Jan Daniels - New jersey

In your research - has anyone studied the added amounts of greenhouse gases being released, but the melting ice caps, and glaciers. I know, that over the tens of thousands of years, some greenhouse gases had to have been trapped in the ice.
As they melt, those gases are being released back into the atmosphere, but at what rate, and by how much?
Blue Eagle Feathers - Toledo, US, First Nation Cherokee

Watch the documentary "Cordillera Blanca, Rivers of Ice". In Peru, the world's highest tropical glaciers are side by side with the desert where all the country's large cities are built. Due to climatic warming, these glaciers are melting faster and faster, with multiple consequences.

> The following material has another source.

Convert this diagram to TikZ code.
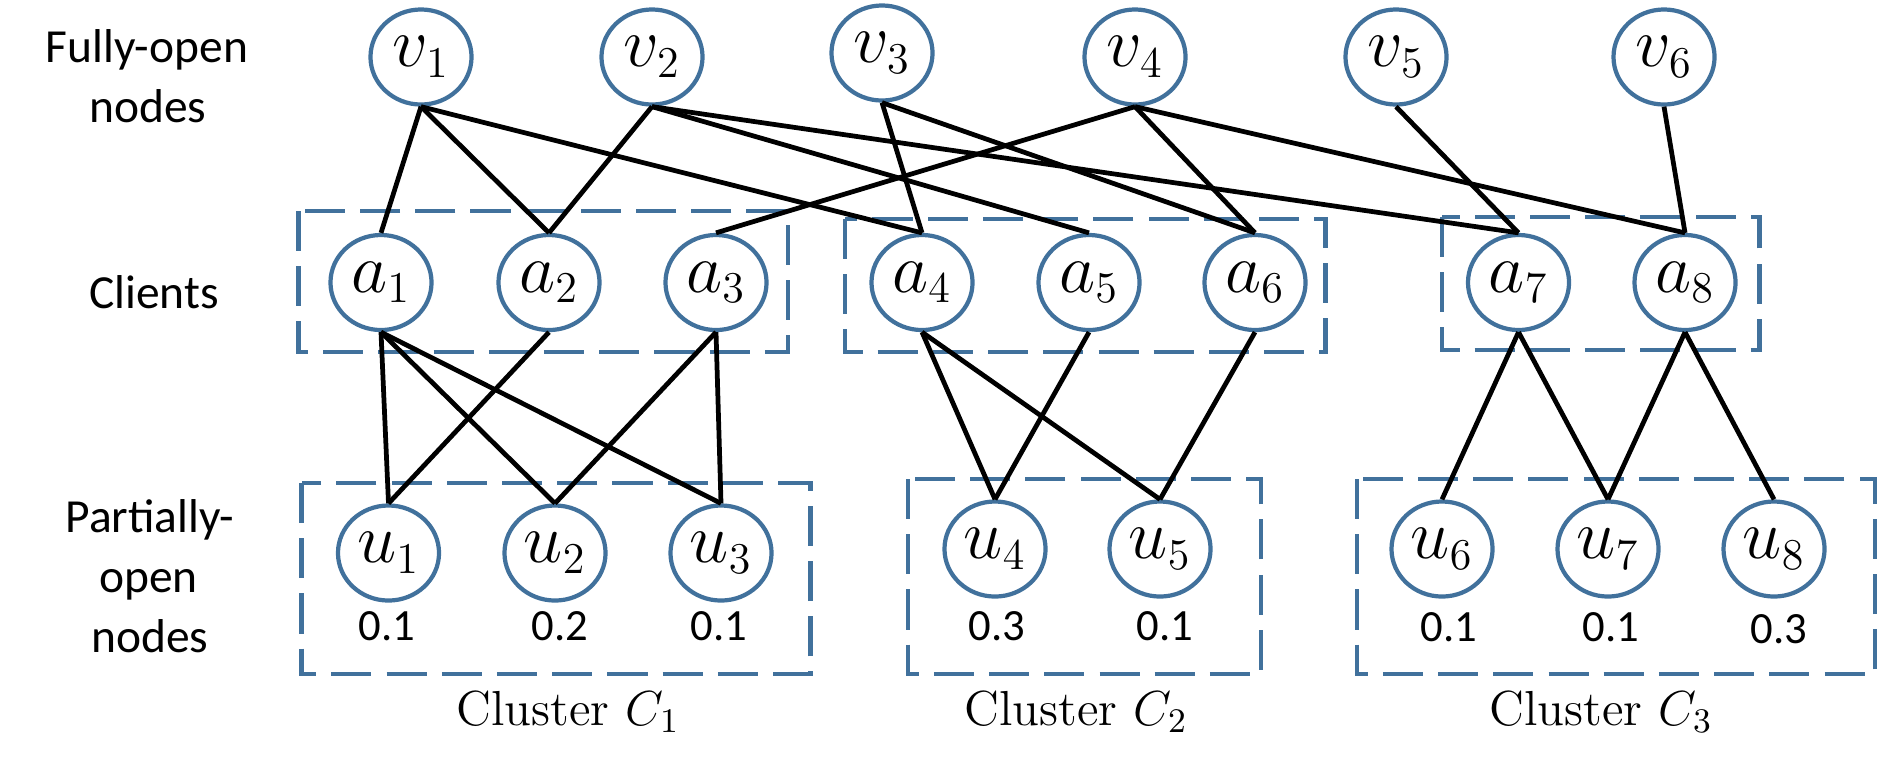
\RequirePackage{fix-cm}
\documentclass[tikz,border=0pt]{standalone}
\usepackage{fontspec}
\newfontfamily\carlito{Carlito}
\usetikzlibrary{shapes.geometric}
\DeclareMathSizes{20}{20}{12.5}{9}
\definecolor{nodeblue}{RGB}{65,113,156}
\tikzset{
  gn/.style={ellipse, draw=nodeblue, line width=1.2pt, fill=white,
    minimum width=1.01cm, minimum height=0.95cm, inner sep=0pt,
    font=\fontsize{20}{20}\selectfont},
  link/.style={line width=1.35pt, black},
  cbox/.style={draw=nodeblue, line width=1.4pt, dash pattern=on 11.4pt off 4.3pt},
  rowlbl/.style={anchor=base, inner sep=0pt, font=\carlito\fontsize{13.5}{16}\selectfont},
  val/.style={anchor=base, inner sep=0pt, font=\carlito\fontsize{12.7}{15}\selectfont},
  clus/.style={anchor=base, inner sep=0pt, font=\fontsize{14}{16}\selectfont}
}
\begin{document}
\begin{tikzpicture}[x=0.01cm,y=-0.01cm]
\useasboundingbox (0,0) rectangle (1877,763);
% row labels
\node[rowlbl] (l1a) at (147,62) {Fully-open};
\node[rowlbl] (l1b) at (148,122) {nodes};
\node[rowlbl] (l2) at (154,308) {Clients};
\node[rowlbl] (l3a) at (150,532) {Partially-};
\node[rowlbl] (l3b) at (148.5,592) {open};
\node[rowlbl] (l3c) at (150,652) {nodes};
% fully-open nodes
\node[gn] (v1) at (421,57) {$v_1$};
\node[gn] (v2) at (652,57) {$v_2$};
\node[gn] (v3) at (882,53) {$v_3$};
\node[gn] (v4) at (1135,57) {$v_4$};
\node[gn] (v5) at (1396,57) {$v_5$};
\node[gn] (v6) at (1664,57) {$v_6$};
% clients
\node[gn] (a1) at (381,282.5) {$a_1$};
\node[gn] (a2) at (549,282.5) {$a_2$};
\node[gn] (a3) at (716,282.5) {$a_3$};
\node[gn] (a4) at (922,282.5) {$a_4$};
\node[gn] (a5) at (1089,282.5) {$a_5$};
\node[gn] (a6) at (1255,282.5) {$a_6$};
\node[gn] (a7) at (1518.5,282.5) {$a_7$};
\node[gn] (a8) at (1685,282.5) {$a_8$};
% partially-open nodes
\node[gn] (u1) at (388.5,553) {$u_1$};
\node[gn] (u2) at (555,553) {$u_2$};
\node[gn] (u3) at (721,553) {$u_3$};
\node[gn] (u4) at (995,549) {$u_4$};
\node[gn] (u5) at (1160,549) {$u_5$};
\node[gn] (u6) at (1442,549) {$u_6$};
\node[gn] (u7) at (1608,549) {$u_7$};
\node[gn] (u8) at (1774,549) {$u_8$};
% values
\node[val] (p1) at (387,640) {0.1};
\node[val] (p2) at (560,640) {0.2};
\node[val] (p3) at (719,640) {0.1};
\node[val] (p4) at (997,640) {0.3};
\node[val] (p5) at (1165,640) {0.1};
\node[val] (p6) at (1449,641) {0.1};
\node[val] (p7) at (1611,641) {0.1};
\node[val] (p8) at (1779,643) {0.3};
% cluster labels
\node[clus] (c1) at (568,725) {Cluster $C_1$};
\node[clus] (c2) at (1076,725) {Cluster $C_2$};
\node[clus] (c3) at (1601,725) {Cluster $C_3$};
% dashed boxes
\draw[cbox] (298.5,211) rectangle (788,352);
\draw[cbox] (845,219) rectangle (1325.5,352);
\draw[cbox] (1442,217) rectangle (1759.5,350);
\draw[cbox] (301.5,483) rectangle (810.5,674);
\draw[cbox] (908,479) rectangle (1261,674);
\draw[cbox] (1357,479) rectangle (1875,674);
% edges: fully-open to clients
\draw[link] (v1.south) -- (a1.north);
\draw[link] (v1.south) -- (a2.north);
\draw[link] (v1.south) -- (a4.north);
\draw[link] (v2.south) -- (a2.north);
\draw[link] (v2.south) -- (a5.north);
\draw[link] (v2.south) -- (a7.north);
\draw[link] (v3.south) -- (a4.north);
\draw[link] (v3.south) -- (a6.north);
\draw[link] (v4.south) -- (a3.north);
\draw[link] (v4.south) -- (a6.north);
\draw[link] (v4.south) -- (a8.north);
\draw[link] (v5.south) -- (a7.north);
\draw[link] (v6.south) -- (a8.north);
% edges: clients to partially-open
\draw[link] (a1.south) -- (u1.north);
\draw[link] (a1.south) -- (u2.north);
\draw[link] (a1.south) -- (u3.north);
\draw[link] (a2.south) -- (u1.north);
\draw[link] (a3.south) -- (u2.north);
\draw[link] (a3.south) -- (u3.north);
\draw[link] (a4.south) -- (u4.north);
\draw[link] (a4.south) -- (u5.north);
\draw[link] (a5.south) -- (u4.north);
\draw[link] (a6.south) -- (u5.north);
\draw[link] (a7.south) -- (u6.north);
\draw[link] (a7.south) -- (u7.north);
\draw[link] (a8.south) -- (u7.north);
\draw[link] (a8.south) -- (u8.north);
\end{tikzpicture}
\end{document}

The film follows the course of the water from these melting glaciers, and shows the social and economic impact of this phenomenon.
greenomic - Mumbai, India

Actually, glaciers have been retreating and melting and sea levels rising since the last glacial maximum 18000 years ago. The rate of rise has not increased:
In 2007, IPCC notes "Global average sea level rose at an average rate of 1.8 [1.3 to 2.3] mm per year over 1961 to 2003.
The IPCC concluded that "No significant acceleration in the rate of sea level rise during the 20th century has been detected

Any other scare stories or was that your best one?